# [Material provided]
--
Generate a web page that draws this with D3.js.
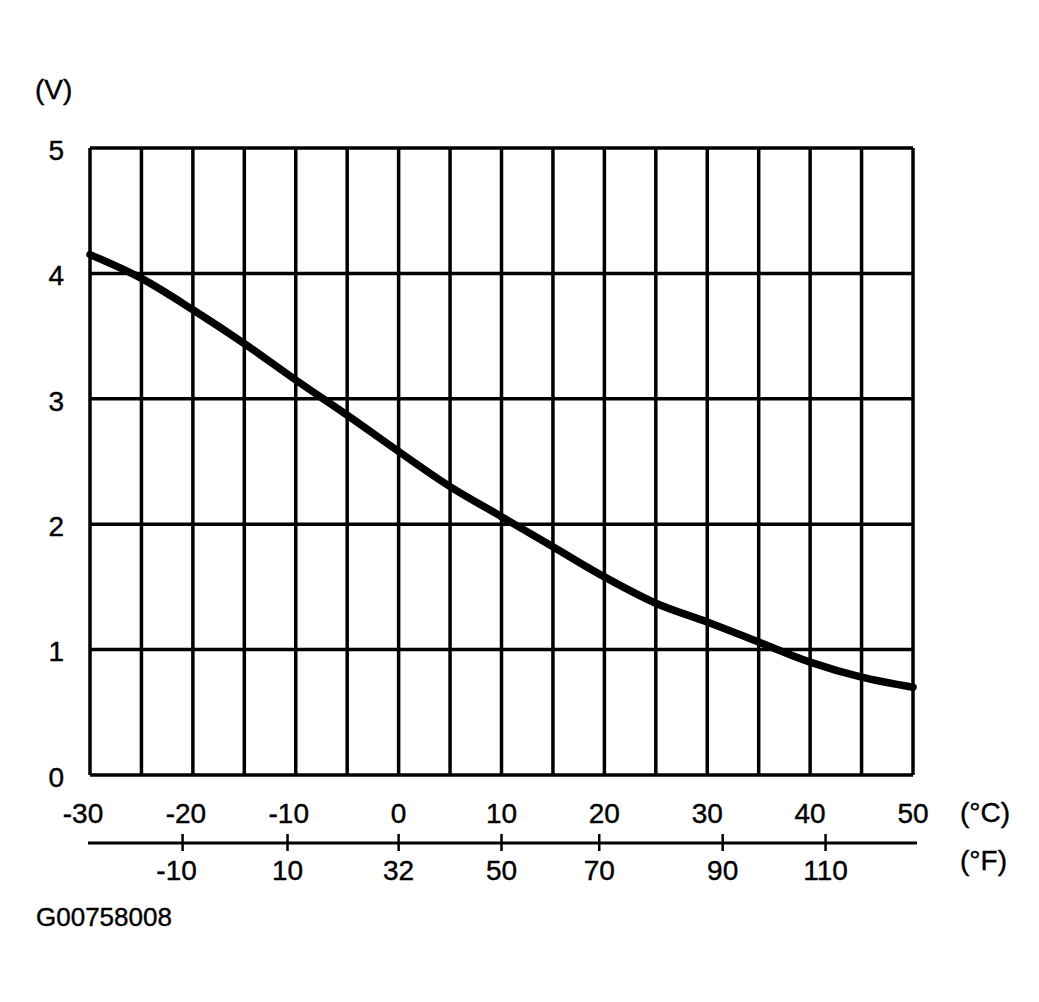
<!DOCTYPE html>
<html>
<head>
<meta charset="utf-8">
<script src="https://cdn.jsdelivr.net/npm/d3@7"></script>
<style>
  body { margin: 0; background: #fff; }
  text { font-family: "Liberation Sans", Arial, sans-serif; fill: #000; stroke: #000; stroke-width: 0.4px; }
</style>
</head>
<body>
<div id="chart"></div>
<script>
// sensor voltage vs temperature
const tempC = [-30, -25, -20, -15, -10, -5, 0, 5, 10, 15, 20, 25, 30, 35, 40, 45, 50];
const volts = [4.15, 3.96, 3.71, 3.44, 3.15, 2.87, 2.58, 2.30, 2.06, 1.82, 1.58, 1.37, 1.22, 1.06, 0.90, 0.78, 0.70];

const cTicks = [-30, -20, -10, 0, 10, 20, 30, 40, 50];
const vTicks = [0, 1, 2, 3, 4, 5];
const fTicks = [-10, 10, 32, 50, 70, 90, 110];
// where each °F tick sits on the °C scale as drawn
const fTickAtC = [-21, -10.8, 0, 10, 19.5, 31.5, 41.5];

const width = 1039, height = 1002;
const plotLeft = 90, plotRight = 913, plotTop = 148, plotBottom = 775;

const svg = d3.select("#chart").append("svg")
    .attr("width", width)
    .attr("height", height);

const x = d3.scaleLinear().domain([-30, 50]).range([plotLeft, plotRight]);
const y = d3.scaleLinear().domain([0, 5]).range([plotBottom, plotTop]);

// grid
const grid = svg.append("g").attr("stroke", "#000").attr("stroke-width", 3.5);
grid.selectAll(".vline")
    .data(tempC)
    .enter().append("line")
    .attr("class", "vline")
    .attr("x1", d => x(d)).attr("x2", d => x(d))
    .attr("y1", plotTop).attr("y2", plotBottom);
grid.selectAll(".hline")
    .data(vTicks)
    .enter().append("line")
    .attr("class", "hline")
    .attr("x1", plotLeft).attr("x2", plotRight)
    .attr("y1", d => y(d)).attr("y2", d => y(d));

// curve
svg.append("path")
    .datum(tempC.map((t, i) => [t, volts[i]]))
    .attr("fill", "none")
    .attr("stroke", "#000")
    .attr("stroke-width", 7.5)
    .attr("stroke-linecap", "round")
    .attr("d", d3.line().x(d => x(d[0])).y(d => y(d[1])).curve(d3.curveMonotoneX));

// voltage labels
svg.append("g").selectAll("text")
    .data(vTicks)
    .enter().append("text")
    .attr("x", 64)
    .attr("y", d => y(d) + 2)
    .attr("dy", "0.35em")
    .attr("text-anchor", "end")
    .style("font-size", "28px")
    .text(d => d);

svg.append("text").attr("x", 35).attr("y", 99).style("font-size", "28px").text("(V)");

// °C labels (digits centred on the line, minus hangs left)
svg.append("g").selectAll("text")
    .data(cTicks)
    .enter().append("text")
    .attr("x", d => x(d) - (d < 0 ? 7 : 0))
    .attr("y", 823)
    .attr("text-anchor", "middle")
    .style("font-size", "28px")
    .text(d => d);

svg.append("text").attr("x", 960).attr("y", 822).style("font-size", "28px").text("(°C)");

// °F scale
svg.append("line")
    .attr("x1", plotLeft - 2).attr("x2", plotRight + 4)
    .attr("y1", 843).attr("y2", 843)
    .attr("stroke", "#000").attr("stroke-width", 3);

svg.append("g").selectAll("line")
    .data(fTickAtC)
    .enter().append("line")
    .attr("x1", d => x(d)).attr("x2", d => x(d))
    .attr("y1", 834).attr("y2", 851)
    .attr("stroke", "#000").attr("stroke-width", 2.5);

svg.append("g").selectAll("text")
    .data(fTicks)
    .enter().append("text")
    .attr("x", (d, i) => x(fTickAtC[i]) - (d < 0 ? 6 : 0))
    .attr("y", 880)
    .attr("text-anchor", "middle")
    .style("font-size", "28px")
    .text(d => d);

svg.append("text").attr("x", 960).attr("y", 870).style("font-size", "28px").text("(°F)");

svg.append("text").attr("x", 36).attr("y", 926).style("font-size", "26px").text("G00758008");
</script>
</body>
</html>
--
# [What this task involves]
Set the listing down in full and exactly. Pictures within it should not appear in the copy.

# [Answer to the task]
Generate a web page that draws this with D3.js.
<!DOCTYPE html>
<html>
<head>
<meta charset="utf-8">
<script src="https://cdn.jsdelivr.net/npm/d3@7"></script>
<style>
  body { margin: 0; background: #fff; }
  text { font-family: "Liberation Sans", Arial, sans-serif; fill: #000; stroke: #000; stroke-width: 0.4px; }
</style>
</head>
<body>
<div id="chart"></div>
<script>
// sensor voltage vs temperature
const tempC = [-30, -25, -20, -15, -10, -5, 0, 5, 10, 15, 20, 25, 30, 35, 40, 45, 50];
const volts = [4.15, 3.96, 3.71, 3.44, 3.15, 2.87, 2.58, 2.30, 2.06, 1.82, 1.58, 1.37, 1.22, 1.06, 0.90, 0.78, 0.70];

const cTicks = [-30, -20, -10, 0, 10, 20, 30, 40, 50];
const vTicks = [0, 1, 2, 3, 4, 5];
const fTicks = [-10, 10, 32, 50, 70, 90, 110];
// where each °F tick sits on the °C scale as drawn
const fTickAtC = [-21, -10.8, 0, 10, 19.5, 31.5, 41.5];

const width = 1039, height = 1002;
const plotLeft = 90, plotRight = 913, plotTop = 148, plotBottom = 775;

const svg = d3.select("#chart").append("svg")
    .attr("width", width)
    .attr("height", height);

const x = d3.scaleLinear().domain([-30, 50]).range([plotLeft, plotRight]);
const y = d3.scaleLinear().domain([0, 5]).range([plotBottom, plotTop]);

// grid
const grid = svg.append("g").attr("stroke", "#000").attr("stroke-width", 3.5);
grid.selectAll(".vline")
    .data(tempC)
    .enter().append("line")
    .attr("class", "vline")
    .attr("x1", d => x(d)).attr("x2", d => x(d))
    .attr("y1", plotTop).attr("y2", plotBottom);
grid.selectAll(".hline")
    .data(vTicks)
    .enter().append("line")
    .attr("class", "hline")
    .attr("x1", plotLeft).attr("x2", plotRight)
    .attr("y1", d => y(d)).attr("y2", d => y(d));

// curve
svg.append("path")
    .datum(tempC.map((t, i) => [t, volts[i]]))
    .attr("fill", "none")
    .attr("stroke", "#000")
    .attr("stroke-width", 7.5)
    .attr("stroke-linecap", "round")
    .attr("d", d3.line().x(d => x(d[0])).y(d => y(d[1])).curve(d3.curveMonotoneX));

// voltage labels
svg.append("g").selectAll("text")
    .data(vTicks)
    .enter().append("text")
    .attr("x", 64)
    .attr("y", d => y(d) + 2)
    .attr("dy", "0.35em")
    .attr("text-anchor", "end")
    .style("font-size", "28px")
    .text(d => d);

svg.append("text").attr("x", 35).attr("y", 99).style("font-size", "28px").text("(V)");

// °C labels (digits centred on the line, minus hangs left)
svg.append("g").selectAll("text")
    .data(cTicks)
    .enter().append("text")
    .attr("x", d => x(d) - (d < 0 ? 7 : 0))
    .attr("y", 823)
    .attr("text-anchor", "middle")
    .style("font-size", "28px")
    .text(d => d);

svg.append("text").attr("x", 960).attr("y", 822).style("font-size", "28px").text("(°C)");

// °F scale
svg.append("line")
    .attr("x1", plotLeft - 2).attr("x2", plotRight + 4)
    .attr("y1", 843).attr("y2", 843)
    .attr("stroke", "#000").attr("stroke-width", 3);

svg.append("g").selectAll("line")
    .data(fTickAtC)
    .enter().append("line")
    .attr("x1", d => x(d)).attr("x2", d => x(d))
    .attr("y1", 834).attr("y2", 851)
    .attr("stroke", "#000").attr("stroke-width", 2.5);

svg.append("g").selectAll("text")
    .data(fTicks)
    .enter().append("text")
    .attr("x", (d, i) => x(fTickAtC[i]) - (d < 0 ? 6 : 0))
    .attr("y", 880)
    .attr("text-anchor", "middle")
    .style("font-size", "28px")
    .text(d => d);

svg.append("text").attr("x", 960).attr("y", 870).style("font-size", "28px").text("(°F)");

svg.append("text").attr("x", 36).attr("y", 926).style("font-size", "26px").text("G00758008");
</script>
</body>
</html>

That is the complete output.